**Prompt:** Copy out each line exactly; pictures stay out of the copy.
**** Supplied material
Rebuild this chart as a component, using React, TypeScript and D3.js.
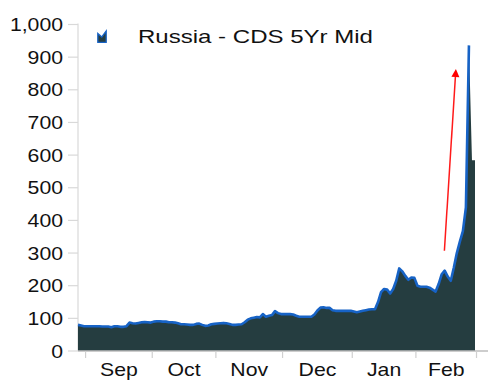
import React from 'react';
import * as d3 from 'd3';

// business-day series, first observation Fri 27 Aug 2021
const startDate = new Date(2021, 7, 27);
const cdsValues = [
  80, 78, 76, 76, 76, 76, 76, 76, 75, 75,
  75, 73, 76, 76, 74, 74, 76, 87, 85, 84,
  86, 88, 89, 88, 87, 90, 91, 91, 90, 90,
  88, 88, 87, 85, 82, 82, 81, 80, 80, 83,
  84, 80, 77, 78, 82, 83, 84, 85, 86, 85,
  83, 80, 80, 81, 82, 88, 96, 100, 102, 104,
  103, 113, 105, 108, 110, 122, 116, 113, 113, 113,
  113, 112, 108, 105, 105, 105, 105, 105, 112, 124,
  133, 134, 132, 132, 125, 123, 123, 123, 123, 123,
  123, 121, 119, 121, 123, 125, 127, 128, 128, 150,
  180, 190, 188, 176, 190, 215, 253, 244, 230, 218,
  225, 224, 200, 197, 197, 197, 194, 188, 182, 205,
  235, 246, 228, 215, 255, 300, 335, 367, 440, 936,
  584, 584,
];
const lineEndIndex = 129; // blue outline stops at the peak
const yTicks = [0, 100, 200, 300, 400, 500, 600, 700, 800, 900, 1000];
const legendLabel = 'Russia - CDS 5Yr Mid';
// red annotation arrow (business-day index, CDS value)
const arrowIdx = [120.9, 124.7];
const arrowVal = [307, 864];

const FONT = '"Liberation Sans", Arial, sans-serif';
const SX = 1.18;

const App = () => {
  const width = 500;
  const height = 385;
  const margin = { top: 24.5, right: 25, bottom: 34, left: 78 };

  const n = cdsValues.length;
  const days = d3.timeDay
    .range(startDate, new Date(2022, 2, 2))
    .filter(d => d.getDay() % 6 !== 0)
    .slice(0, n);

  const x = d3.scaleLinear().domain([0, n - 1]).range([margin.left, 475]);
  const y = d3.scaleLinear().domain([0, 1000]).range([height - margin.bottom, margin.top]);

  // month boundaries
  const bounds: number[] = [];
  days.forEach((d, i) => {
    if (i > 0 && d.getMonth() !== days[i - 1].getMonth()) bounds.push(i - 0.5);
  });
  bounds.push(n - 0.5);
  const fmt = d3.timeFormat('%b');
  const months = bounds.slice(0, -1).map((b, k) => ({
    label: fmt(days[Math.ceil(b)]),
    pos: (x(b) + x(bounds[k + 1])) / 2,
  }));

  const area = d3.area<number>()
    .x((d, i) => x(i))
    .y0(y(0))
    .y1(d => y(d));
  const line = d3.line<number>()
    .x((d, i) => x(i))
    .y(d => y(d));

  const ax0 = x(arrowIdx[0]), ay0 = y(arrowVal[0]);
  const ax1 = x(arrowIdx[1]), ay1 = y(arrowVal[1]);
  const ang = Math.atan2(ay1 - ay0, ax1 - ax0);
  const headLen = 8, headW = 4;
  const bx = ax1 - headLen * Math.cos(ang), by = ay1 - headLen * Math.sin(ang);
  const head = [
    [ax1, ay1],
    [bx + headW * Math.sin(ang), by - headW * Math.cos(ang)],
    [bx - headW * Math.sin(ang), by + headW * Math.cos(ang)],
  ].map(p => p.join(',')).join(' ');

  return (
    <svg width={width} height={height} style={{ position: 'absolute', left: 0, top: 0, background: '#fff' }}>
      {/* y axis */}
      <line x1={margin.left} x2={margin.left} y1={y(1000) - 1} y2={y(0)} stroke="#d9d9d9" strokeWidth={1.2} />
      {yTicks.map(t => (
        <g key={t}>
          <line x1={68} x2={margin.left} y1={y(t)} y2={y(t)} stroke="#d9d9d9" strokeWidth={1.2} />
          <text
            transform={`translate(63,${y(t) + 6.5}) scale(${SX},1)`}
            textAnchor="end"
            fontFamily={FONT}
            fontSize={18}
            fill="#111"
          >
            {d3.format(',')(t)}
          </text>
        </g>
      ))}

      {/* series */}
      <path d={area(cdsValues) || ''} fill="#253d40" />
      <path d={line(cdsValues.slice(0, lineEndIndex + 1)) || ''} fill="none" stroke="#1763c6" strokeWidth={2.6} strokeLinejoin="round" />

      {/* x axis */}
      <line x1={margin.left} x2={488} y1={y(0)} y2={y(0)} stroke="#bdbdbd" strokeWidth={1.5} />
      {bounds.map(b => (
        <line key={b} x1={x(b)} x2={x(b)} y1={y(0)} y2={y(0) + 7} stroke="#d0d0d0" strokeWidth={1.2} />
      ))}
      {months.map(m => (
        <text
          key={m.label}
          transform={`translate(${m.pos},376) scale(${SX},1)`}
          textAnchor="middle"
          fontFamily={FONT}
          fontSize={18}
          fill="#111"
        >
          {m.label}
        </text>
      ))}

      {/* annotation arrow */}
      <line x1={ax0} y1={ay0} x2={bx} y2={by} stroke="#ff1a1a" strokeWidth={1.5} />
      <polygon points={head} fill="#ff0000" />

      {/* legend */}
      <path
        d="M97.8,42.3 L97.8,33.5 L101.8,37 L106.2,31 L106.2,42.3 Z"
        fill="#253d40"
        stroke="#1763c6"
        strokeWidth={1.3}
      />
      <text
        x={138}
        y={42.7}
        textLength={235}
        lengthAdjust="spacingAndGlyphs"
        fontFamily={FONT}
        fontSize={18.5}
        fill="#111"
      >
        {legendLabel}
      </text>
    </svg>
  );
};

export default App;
********
**In response:**
Rebuild this chart as a component, using React, TypeScript and D3.js.
import React from 'react';
import * as d3 from 'd3';

// business-day series, first observation Fri 27 Aug 2021
const startDate = new Date(2021, 7, 27);
const cdsValues = [
  80, 78, 76, 76, 76, 76, 76, 76, 75, 75,
  75, 73, 76, 76, 74, 74, 76, 87, 85, 84,
  86, 88, 89, 88, 87, 90, 91, 91, 90, 90,
  88, 88, 87, 85, 82, 82, 81, 80, 80, 83,
  84, 80, 77, 78, 82, 83, 84, 85, 86, 85,
  83, 80, 80, 81, 82, 88, 96, 100, 102, 104,
  103, 113, 105, 108, 110, 122, 116, 113, 113, 113,
  113, 112, 108, 105, 105, 105, 105, 105, 112, 124,
  133, 134, 132, 132, 125, 123, 123, 123, 123, 123,
  123, 121, 119, 121, 123, 125, 127, 128, 128, 150,
  180, 190, 188, 176, 190, 215, 253, 244, 230, 218,
  225, 224, 200, 197, 197, 197, 194, 188, 182, 205,
  235, 246, 228, 215, 255, 300, 335, 367, 440, 936,
  584, 584,
];
const lineEndIndex = 129; // blue outline stops at the peak
const yTicks = [0, 100, 200, 300, 400, 500, 600, 700, 800, 900, 1000];
const legendLabel = 'Russia - CDS 5Yr Mid';
// red annotation arrow (business-day index, CDS value)
const arrowIdx = [120.9, 124.7];
const arrowVal = [307, 864];

const FONT = '"Liberation Sans", Arial, sans-serif';
const SX = 1.18;

const App = () => {
  const width = 500;
  const height = 385;
  const margin = { top: 24.5, right: 25, bottom: 34, left: 78 };

  const n = cdsValues.length;
  const days = d3.timeDay
    .range(startDate, new Date(2022, 2, 2))
    .filter(d => d.getDay() % 6 !== 0)
    .slice(0, n);

  const x = d3.scaleLinear().domain([0, n - 1]).range([margin.left, 475]);
  const y = d3.scaleLinear().domain([0, 1000]).range([height - margin.bottom, margin.top]);

  // month boundaries
  const bounds: number[] = [];
  days.forEach((d, i) => {
    if (i > 0 && d.getMonth() !== days[i - 1].getMonth()) bounds.push(i - 0.5);
  });
  bounds.push(n - 0.5);
  const fmt = d3.timeFormat('%b');
  const months = bounds.slice(0, -1).map((b, k) => ({
    label: fmt(days[Math.ceil(b)]),
    pos: (x(b) + x(bounds[k + 1])) / 2,
  }));

  const area = d3.area<number>()
    .x((d, i) => x(i))
    .y0(y(0))
    .y1(d => y(d));
  const line = d3.line<number>()
    .x((d, i) => x(i))
    .y(d => y(d));

  const ax0 = x(arrowIdx[0]), ay0 = y(arrowVal[0]);
  const ax1 = x(arrowIdx[1]), ay1 = y(arrowVal[1]);
  const ang = Math.atan2(ay1 - ay0, ax1 - ax0);
  const headLen = 8, headW = 4;
  const bx = ax1 - headLen * Math.cos(ang), by = ay1 - headLen * Math.sin(ang);
  const head = [
    [ax1, ay1],
    [bx + headW * Math.sin(ang), by - headW * Math.cos(ang)],
    [bx - headW * Math.sin(ang), by + headW * Math.cos(ang)],
  ].map(p => p.join(',')).join(' ');

  return (
    <svg width={width} height={height} style={{ position: 'absolute', left: 0, top: 0, background: '#fff' }}>
      {/* y axis */}
      <line x1={margin.left} x2={margin.left} y1={y(1000) - 1} y2={y(0)} stroke="#d9d9d9" strokeWidth={1.2} />
      {yTicks.map(t => (
        <g key={t}>
          <line x1={68} x2={margin.left} y1={y(t)} y2={y(t)} stroke="#d9d9d9" strokeWidth={1.2} />
          <text
            transform={`translate(63,${y(t) + 6.5}) scale(${SX},1)`}
            textAnchor="end"
            fontFamily={FONT}
            fontSize={18}
            fill="#111"
          >
            {d3.format(',')(t)}
          </text>
        </g>
      ))}

      {/* series */}
      <path d={area(cdsValues) || ''} fill="#253d40" />
      <path d={line(cdsValues.slice(0, lineEndIndex + 1)) || ''} fill="none" stroke="#1763c6" strokeWidth={2.6} strokeLinejoin="round" />

      {/* x axis */}
      <line x1={margin.left} x2={488} y1={y(0)} y2={y(0)} stroke="#bdbdbd" strokeWidth={1.5} />
      {bounds.map(b => (
        <line key={b} x1={x(b)} x2={x(b)} y1={y(0)} y2={y(0) + 7} stroke="#d0d0d0" strokeWidth={1.2} />
      ))}
      {months.map(m => (
        <text
          key={m.label}
          transform={`translate(${m.pos},376) scale(${SX},1)`}
          textAnchor="middle"
          fontFamily={FONT}
          fontSize={18}
          fill="#111"
        >
          {m.label}
        </text>
      ))}

      {/* annotation arrow */}
      <line x1={ax0} y1={ay0} x2={bx} y2={by} stroke="#ff1a1a" strokeWidth={1.5} />
      <polygon points={head} fill="#ff0000" />

      {/* legend */}
      <path
        d="M97.8,42.3 L97.8,33.5 L101.8,37 L106.2,31 L106.2,42.3 Z"
        fill="#253d40"
        stroke="#1763c6"
        strokeWidth={1.3}
      />
      <text
        x={138}
        y={42.7}
        textLength={235}
        lengthAdjust="spacingAndGlyphs"
        fontFamily={FONT}
        fontSize={18.5}
        fill="#111"
      >
        {legendLabel}
      </text>
    </svg>
  );
};

export default App;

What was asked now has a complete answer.